If your implementation matches these, you probably have the algorithm right. If it doesn’t, you likely have the initial value or the final XOR wrong — that’s the most common source of CRC bugs. This tool passes all these vectors in its test suite.

What this tool does not do

It does not compute cryptographic hashes — SHA-1, SHA-256, SHA-384, and SHA-512 are handled by the dedicated hash generator. Use that instead if you need collision resistance or authentication, not this.

It does not implement every CRC variant that exists — there are dozens of CRC-16 and several dozen CRC-32 variants, all differing in polynomial, initial value, reflection, and XOR-out. This tool ships CRC-32 IEEE (the ZIP/gzip variant) and CRC-16 CCITT-FALSE (the XMODEM variant). If you need a different one, the math is in the source and easy to adapt.

It does not support very large files — there’s a 16 MB limit on file uploads to keep browser memory sane. For larger files, use a command-line tool like cksum or crc32 that can stream the input.

Frequently asked questions

What's the difference between a checksum and a cryptographic hash?

Checksums and cryptographic hashes both produce a small fingerprint from a larger input, but they're designed for different threat models. Checksums (CRC-32, Adler-32, Fletcher-32) detect accidental corruption — bit flips during transmission, storage errors, the kind of thing that happens with no malicious actor involved. They're fast but weak: finding a second input with the same CRC-32 is trivial if you're trying. Cryptographic hashes (SHA-256, SHA-512) are designed to resist deliberate collision attacks — you can't practically find a second input with the same SHA-256 even with serious computing power. Use checksums for integrity in friendly environments (file transfer sanity checks), cryptographic hashes for authentication, signatures, or anywhere an adversary might be tampering.

When should I use CRC-32 vs Adler-32?

CRC-32 has better error-detection properties for short messages and is a more rigorous test; it's the standard in ZIP, gzip, PNG, and Ethernet. Adler-32 is slightly faster to compute (especially on short inputs) and is used in zlib/deflate stream headers for that reason. Adler-32 has known weaknesses on very short messages — two different two-byte strings can produce the same checksum surprisingly easily — so for short data CRC-32 is safer. For most practical cases, pick CRC-32 unless you have a specific reason to pick Adler-32.

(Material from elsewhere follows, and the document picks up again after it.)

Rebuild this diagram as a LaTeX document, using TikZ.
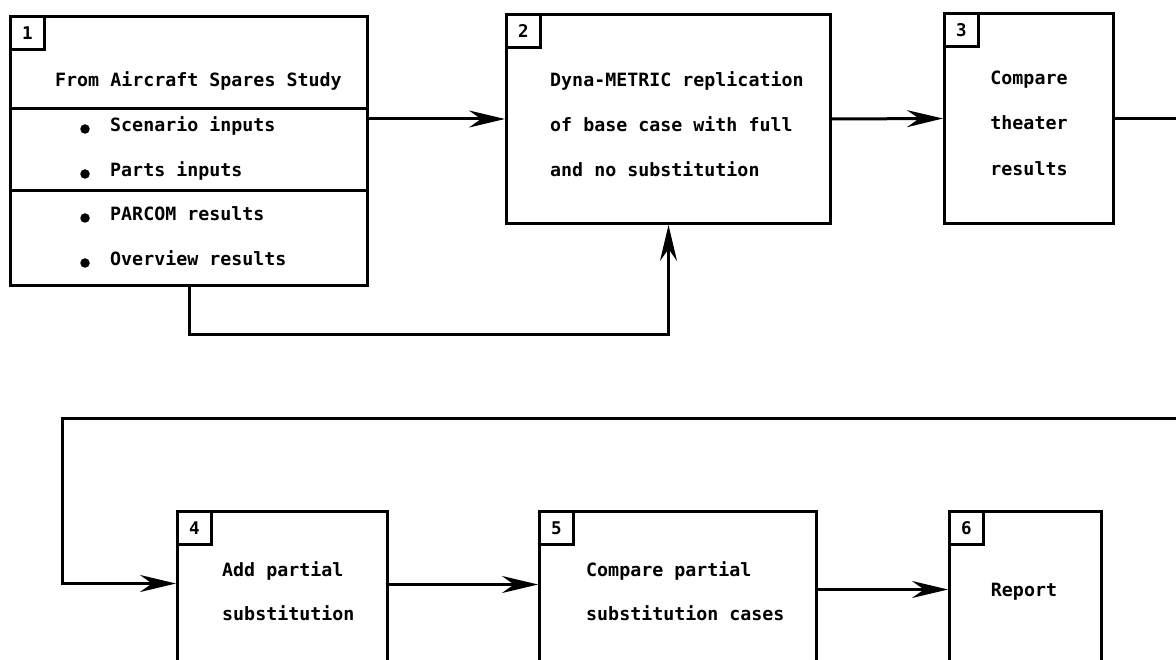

What does 'CCITT-FALSE' mean for CRC-16?

CRC-16 isn't one algorithm — it's a family of variants that share the same polynomial (0x1021) but differ in initial value, reflection, and final XOR. 'CCITT-FALSE' is a specific variant with initial value 0xFFFF, no bit reflection, and no final XOR. It's one of the most common CRC-16 configurations and produces the standard test-vector value 0x29b1 for the input '123456789'. If you're interoperating with a specific protocol, check which CRC-16 variant it uses — this tool implements CCITT-FALSE and only CCITT-FALSE.

Why is Adler-32 of an empty string 0x00000001 instead of 0?

Because of the formula. Adler-32 maintains two running sums: 'a' starts at 1 and accumulates each byte, and 'b' starts at 0 and accumulates the running 'a'. For an empty input, no bytes are processed, so a stays at 1 and b stays at 0. The final checksum is (b << 16) | a = 0x00000001. This is by design — it lets the algorithm distinguish an empty input from a single zero byte, which would give 0x00020001.

Can I use these to verify a file download?

Yes for accidental corruption (common). No for deliberate tampering (use SHA-256 or better). CRC-32 is the standard way ZIP files verify their contents survived extraction, and gzip uses CRC-32 in its footer. If the publisher of a file also publishes its CRC-32, you can verify the download integrity. But don't use CRC-32 to verify that a file hasn't been altered maliciously — collisions can be computed cheaply, so an attacker could replace the file with something else that has the same CRC. For that you want SHA-256.